SOURCE DATA →

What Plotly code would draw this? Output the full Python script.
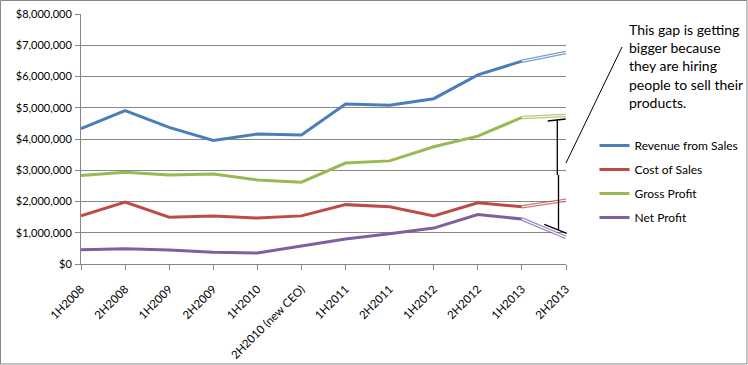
import plotly.graph_objects as go

categories = ["1H2008", "2H2008", "1H2009", "2H2009", "1H2010", "2H2010 (new CEO)",
              "1H2011", "2H2011", "1H2012", "2H2012", "1H2013", "2H2013"]
revenue = [4330000, 4910000, 4370000, 3950000, 4160000, 4130000,
           5120000, 5080000, 5290000, 6050000, 6490000, 6770000]
cost = [1540000, 1980000, 1500000, 1540000, 1470000, 1540000,
        1900000, 1830000, 1540000, 1960000, 1830000, 2040000]
gross = [2830000, 2940000, 2850000, 2880000, 2690000, 2620000,
         3230000, 3300000, 3750000, 4090000, 4690000, 4750000]
net = [460000, 490000, 450000, 380000, 350000, 570000,
       800000, 970000, 1150000, 1580000, 1440000, 850000]
series_names = ["Revenue from Sales", "Cost of Sales", "Gross Profit", "Net Profit"]
series_colors = ["#4A7EBB", "#BE4B48", "#98B954", "#7D60A0"]
note_text = "This gap is getting<br>bigger because<br>they are hiring<br>people to sell their<br>products."
y_ticks = [0, 1000000, 2000000, 3000000, 4000000, 5000000, 6000000, 7000000, 8000000]

W, H = 748, 365
ML, MR, MT, MB = 81, 182, 14, 101
PW, PH = W - ML - MR, H - MT - MB


def px(x):
    return (x - ML) / PW


def py(y):
    return (H - MB - y) / PH


FONT = "Lato"
GRID = "#878787"

fig = go.Figure()
all_series = [revenue, cost, gross, net]
for name, vals, col in zip(series_names, all_series, series_colors):
    fig.add_trace(go.Scatter(
        x=categories[:-1], y=vals[:-1], mode="lines", name=name,
        line=dict(color=col, width=3), legendgroup=name,
        hoverinfo="skip"))
for name, vals, col in zip(series_names, all_series, series_colors):
    fig.add_trace(go.Scatter(
        x=categories[-2:], y=vals[-2:], mode="lines", showlegend=False,
        line=dict(color=col, width=3.6), opacity=0.75, hoverinfo="skip"))
    fig.add_trace(go.Scatter(
        x=categories[-2:], y=vals[-2:], mode="lines", showlegend=False,
        line=dict(color="white", width=1.1), hoverinfo="skip"))

shapes = [
    # chart border
    dict(type="rect", xref="paper", yref="paper", x0=px(0.5), x1=px(747), y0=py(364), y1=py(0.5),
         line=dict(color=GRID, width=1), layer="below"),
    # callout line
    dict(type="line", xref="paper", yref="paper", x0=px(622), y0=py(47), x1=px(566), y1=py(163),
         line=dict(color="black", width=1)),
    # bracket
    dict(type="line", xref="paper", yref="paper", x0=px(557.3), y0=py(120), x1=px(557.3), y1=py(175),
         line=dict(color="black", width=1.3)),
    dict(type="line", xref="paper", yref="paper", x0=px(558.5), y0=py(175), x1=px(558.5), y1=py(229.5),
         line=dict(color="black", width=1.3)),
    dict(type="line", xref="paper", yref="paper", x0=px(547.7), y0=py(121), x1=px(565.7), y1=py(119),
         line=dict(color="black", width=1.3)),
    dict(type="line", xref="paper", yref="paper", x0=px(544.3), y0=py(224.3), x1=px(566.7), y1=py(233.3),
         line=dict(color="black", width=1.3)),
]

fig.update_layout(
    width=W, height=H,
    margin=dict(l=ML, r=MR, t=MT, b=MB, pad=0, autoexpand=False),
    paper_bgcolor="white", plot_bgcolor="white",
    font=dict(family=FONT, size=11, color="black"),
    showlegend=True,
    legend=dict(x=px(594.5), y=py(131), xanchor="left", yanchor="top",
                font=dict(family=FONT, size=12, color="black"),
                tracegroupgap=5, bgcolor="rgba(0,0,0,0)", borderwidth=0),
    shapes=shapes,
    annotations=[dict(xref="paper", yref="paper", x=px(627), y=py(18.5), xanchor="left", yanchor="top",
                      text=note_text, showarrow=False, align="left",
                      font=dict(family=FONT, size=14, color="black"))],
    xaxis=dict(type="category", range=[0, len(categories) - 1], showgrid=False,
               showline=True, linecolor=GRID, linewidth=1, automargin=False,
               ticks="outside", ticklen=5, tickcolor=GRID, tickangle=-45,
               tickfont=dict(family=FONT, size=11.5, color="black"), zeroline=False,
               ticklabelstandoff=8, fixedrange=True),
    yaxis=dict(range=[0, 8000000], tickvals=y_ticks, tickformat="$,d",
               showgrid=True, gridcolor=GRID, gridwidth=1, automargin=False,
               showline=True, linecolor=GRID, linewidth=1,
               ticks="outside", ticklen=5, tickcolor=GRID, zeroline=False,
               tickfont=dict(family=FONT, size=11, color="black"), ticklabelstandoff=1,
               fixedrange=True),
)

fig.write_html("out.html", config=dict(displayModeBar=False, staticPlot=True),
               post_script="document.body.style.margin='0';document.body.style.overflow='hidden';")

EXERCISE INSTRUCTIONS →
Reproduce all of the material above word for word. Omit the pictures.

RESULT OF THIS TASK →
What Plotly code would draw this? Output the full Python script.
import plotly.graph_objects as go

categories = ["1H2008", "2H2008", "1H2009", "2H2009", "1H2010", "2H2010 (new CEO)",
              "1H2011", "2H2011", "1H2012", "2H2012", "1H2013", "2H2013"]
revenue = [4330000, 4910000, 4370000, 3950000, 4160000, 4130000,
           5120000, 5080000, 5290000, 6050000, 6490000, 6770000]
cost = [1540000, 1980000, 1500000, 1540000, 1470000, 1540000,
        1900000, 1830000, 1540000, 1960000, 1830000, 2040000]
gross = [2830000, 2940000, 2850000, 2880000, 2690000, 2620000,
         3230000, 3300000, 3750000, 4090000, 4690000, 4750000]
net = [460000, 490000, 450000, 380000, 350000, 570000,
       800000, 970000, 1150000, 1580000, 1440000, 850000]
series_names = ["Revenue from Sales", "Cost of Sales", "Gross Profit", "Net Profit"]
series_colors = ["#4A7EBB", "#BE4B48", "#98B954", "#7D60A0"]
note_text = "This gap is getting<br>bigger because<br>they are hiring<br>people to sell their<br>products."
y_ticks = [0, 1000000, 2000000, 3000000, 4000000, 5000000, 6000000, 7000000, 8000000]

W, H = 748, 365
ML, MR, MT, MB = 81, 182, 14, 101
PW, PH = W - ML - MR, H - MT - MB


def px(x):
    return (x - ML) / PW


def py(y):
    return (H - MB - y) / PH


FONT = "Lato"
GRID = "#878787"

fig = go.Figure()
all_series = [revenue, cost, gross, net]
for name, vals, col in zip(series_names, all_series, series_colors):
    fig.add_trace(go.Scatter(
        x=categories[:-1], y=vals[:-1], mode="lines", name=name,
        line=dict(color=col, width=3), legendgroup=name,
        hoverinfo="skip"))
for name, vals, col in zip(series_names, all_series, series_colors):
    fig.add_trace(go.Scatter(
        x=categories[-2:], y=vals[-2:], mode="lines", showlegend=False,
        line=dict(color=col, width=3.6), opacity=0.75, hoverinfo="skip"))
    fig.add_trace(go.Scatter(
        x=categories[-2:], y=vals[-2:], mode="lines", showlegend=False,
        line=dict(color="white", width=1.1), hoverinfo="skip"))

shapes = [
    # chart border
    dict(type="rect", xref="paper", yref="paper", x0=px(0.5), x1=px(747), y0=py(364), y1=py(0.5),
         line=dict(color=GRID, width=1), layer="below"),
    # callout line
    dict(type="line", xref="paper", yref="paper", x0=px(622), y0=py(47), x1=px(566), y1=py(163),
         line=dict(color="black", width=1)),
    # bracket
    dict(type="line", xref="paper", yref="paper", x0=px(557.3), y0=py(120), x1=px(557.3), y1=py(175),
         line=dict(color="black", width=1.3)),
    dict(type="line", xref="paper", yref="paper", x0=px(558.5), y0=py(175), x1=px(558.5), y1=py(229.5),
         line=dict(color="black", width=1.3)),
    dict(type="line", xref="paper", yref="paper", x0=px(547.7), y0=py(121), x1=px(565.7), y1=py(119),
         line=dict(color="black", width=1.3)),
    dict(type="line", xref="paper", yref="paper", x0=px(544.3), y0=py(224.3), x1=px(566.7), y1=py(233.3),
         line=dict(color="black", width=1.3)),
]

fig.update_layout(
    width=W, height=H,
    margin=dict(l=ML, r=MR, t=MT, b=MB, pad=0, autoexpand=False),
    paper_bgcolor="white", plot_bgcolor="white",
    font=dict(family=FONT, size=11, color="black"),
    showlegend=True,
    legend=dict(x=px(594.5), y=py(131), xanchor="left", yanchor="top",
                font=dict(family=FONT, size=12, color="black"),
                tracegroupgap=5, bgcolor="rgba(0,0,0,0)", borderwidth=0),
    shapes=shapes,
    annotations=[dict(xref="paper", yref="paper", x=px(627), y=py(18.5), xanchor="left", yanchor="top",
                      text=note_text, showarrow=False, align="left",
                      font=dict(family=FONT, size=14, color="black"))],
    xaxis=dict(type="category", range=[0, len(categories) - 1], showgrid=False,
               showline=True, linecolor=GRID, linewidth=1, automargin=False,
               ticks="outside", ticklen=5, tickcolor=GRID, tickangle=-45,
               tickfont=dict(family=FONT, size=11.5, color="black"), zeroline=False,
               ticklabelstandoff=8, fixedrange=True),
    yaxis=dict(range=[0, 8000000], tickvals=y_ticks, tickformat="$,d",
               showgrid=True, gridcolor=GRID, gridwidth=1, automargin=False,
               showline=True, linecolor=GRID, linewidth=1,
               ticks="outside", ticklen=5, tickcolor=GRID, zeroline=False,
               tickfont=dict(family=FONT, size=11, color="black"), ticklabelstandoff=1,
               fixedrange=True),
)

fig.write_html("out.html", config=dict(displayModeBar=False, staticPlot=True),
               post_script="document.body.style.margin='0';document.body.style.overflow='hidden';")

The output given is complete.